ARLINGTON, Va.–(BUSINESS WIRE)–A new global ranking from the Consumer Technology Association (CTA) identifies Singapore is one of 13 countries earning the designation of 2018 Innovation Champion. CTA’s inaugural Innovation Scorecard identifies critical areas of national policy that spur innovation and reveals the areas in which countries may be stunting their own futures and economic growth.
“Countries’ futures are tied to innovation, because it will bolster economic growth and provide future generations with the jobs they want. Graduates entering the work force today don’t necessarily want to stay in the factory jobs of previous generations – they want to use their creativity and curiosity to build brighter futures worldwide.”
“The trend lines are clear – Innovation is encouraged where governments, such as Singapore’s, are hospitable to new ideas, where people enjoy great freedom and clean environments and where innovators are embraced,” said Gary Shapiro, CEO and president, CTA. “Countries’ futures are tied to innovation, because it will bolster economic growth and provide future generations with the jobs they want. Graduates entering the work force today don’t necessarily want to stay in the factory jobs of previous generations – they want to use their creativity and curiosity to build brighter futures worldwide.”
CTA, the largest U.S. tech trade association, conducted a comparative analysis of 38 countries and the European Union. In addition to Singapore, CTA’s Scorecard named Australia, Austria, Denmark, the United Kingdom, Sweden, United States, Portugal, Finland, New Zealand, Canada, the Czech Republic and the Netherlands as global Innovation Champions.
Singapore earned the fourth-highest composite score in the Scorecard. It was also one of only three countries to receive an ‘A’ grade or higher in Diversity, with the highest percentage of immigrants as a share of its population — a remarkable 45.4 percent. The report also notes Singapore makes no secret of its desire to become a leader in self-driving vehicles, hosting the first-ever self-driving taxi service in 2016.
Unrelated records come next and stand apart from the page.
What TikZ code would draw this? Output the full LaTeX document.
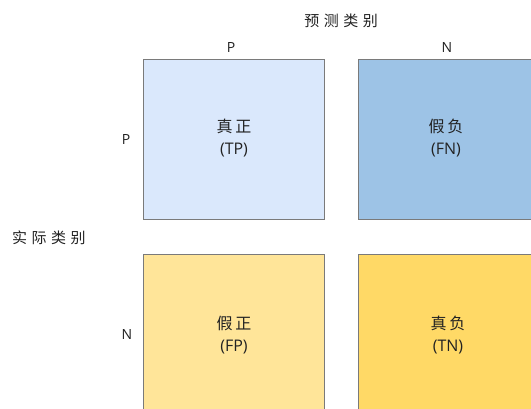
\documentclass[tikz,border=0pt]{standalone}
\usepackage{fontspec}
\setmainfont{Open Sans}
\newfontfamily\cjk{Noto Sans CJK SC}
\definecolor{tpfill}{HTML}{DAE8FC}
\definecolor{fnfill}{HTML}{9DC3E6}
\definecolor{fpfill}{HTML}{FFE599}
\definecolor{tnfill}{HTML}{FFD966}
\definecolor{boxline}{HTML}{7A7A7A}
\definecolor{txt}{HTML}{222222}
\begin{document}
\begin{tikzpicture}[x=1pt,y=-1pt,
  cell/.style={draw=boxline, line width=0.8pt, minimum width=181pt, minimum height=160pt,
    inner sep=0pt, anchor=north west},
  celltext/.style={align=center, text=txt, font=\fontsize{16}{22}\selectfont},
  lbl/.style={text=txt, font=\fontsize{14}{16}\selectfont, inner sep=0pt},
  cat/.style={text=txt, font=\cjk\fontsize{15}{17}\selectfont, inner sep=0pt}]
\useasboundingbox (0,0) rectangle (531,408);
\clip (0,0) rectangle (531,408);
\fill[white] (0,0) rectangle (531,408);
\node[cell, fill=tpfill] (tp) at (143,59) {};
\node[cell, fill=fnfill] (fn) at (358,59) {};
\node[cell, fill=fpfill] (fp) at (143,254) {};
\node[cell, fill=tnfill] (tn) at (358,254) {};
\node[celltext] (tpt) at (234,138.5) {{\cjk 真\kern3pt 正}\\(TP)};
\node[celltext] (fnt) at (446,138.5) {{\cjk 假\kern3pt 负}\\(FN)};
\node[celltext] (fpt) at (234,335) {{\cjk 假\kern3pt 正}\\(FP)};
\node[celltext] (tnt) at (448,335) {{\cjk 真\kern3pt 负}\\(TN)};
\node[cat] (pred) at (341,21) {预\kern4.5pt 测\kern4.5pt 类\kern4.5pt 别};
\node[cat] (act) at (49,238) {实\kern4.5pt 际\kern4.5pt 类\kern4.5pt 别};
\node[lbl] (pp) at (231,47) {P};
\node[lbl] (pn) at (447,47) {N};
\node[lbl] (ap) at (126,139) {P};
\node[lbl] (an) at (127,334) {N};
\end{tikzpicture}
\end{document}
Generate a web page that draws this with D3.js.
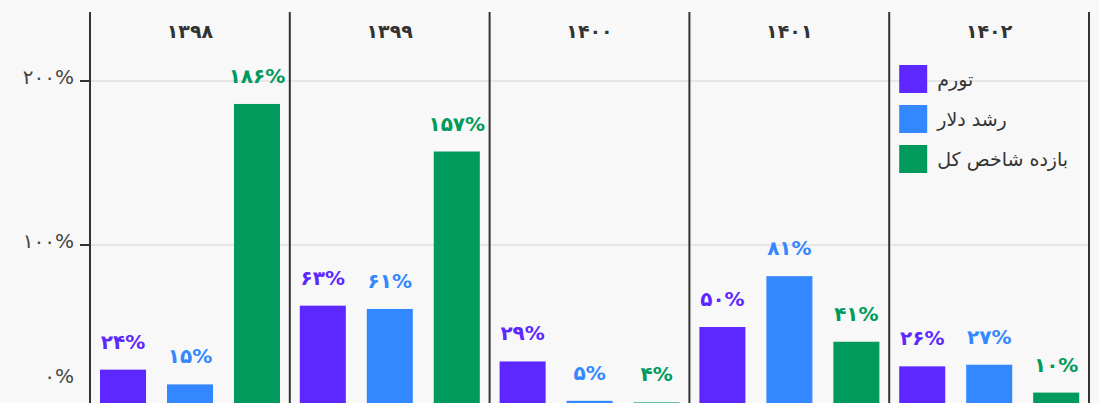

Although Singapore scores very well in the Scorecard, the country could take actions to be more hospitable to the sharing economy. Would-be ridesharing drivers are subject to unnecessary licensing and testing requirements, and short-term renters face federal length-of-stay limits.
The Scorecard uses several objective criteria including whether governments welcome disruptive business models and technologies such as the sharing economy and self-driving vehicles; how friendly their tax systems are; how well they protect the environment; and issues of perennial importance such as broadband speed and cost. The Scorecard also gauges countries on diversity; the ratio of female-to-male employees in the workplace in key age demographics; immigrants as a share of the national population; and freedom of thought and expression.
Other key international findings, ranked by grade, include:
- The countries that have, on average, the fastest and most affordable internet connections are the United Kingdom, Finland, South Korea, Sweden, Germany, Denmark, Austria and the Netherlands
- The countries with the highest level of entrepreneurial activity are Australia, the United Kingdom, New Zealand, the United States, Singapore, Ireland and Sweden
- The countries leading the way in self-driving vehicle policy are Australia, Austria, the Czech Republic, France, Germany, Japan, the Netherlands, New Zealand, Singapore, South Korea, Spain, Sweden, the United Kingdom and the United States
CTA considered a range of indicators to determine the final roster of countries. The Scorecard evaluates countries that fit two guidelines: the government must be able to influence public policy; and publicly available, verifiable and independent third-party data must exist and can be compared with different nations. In future editions, CTA will expand the scope of the Scorecard and include more countries.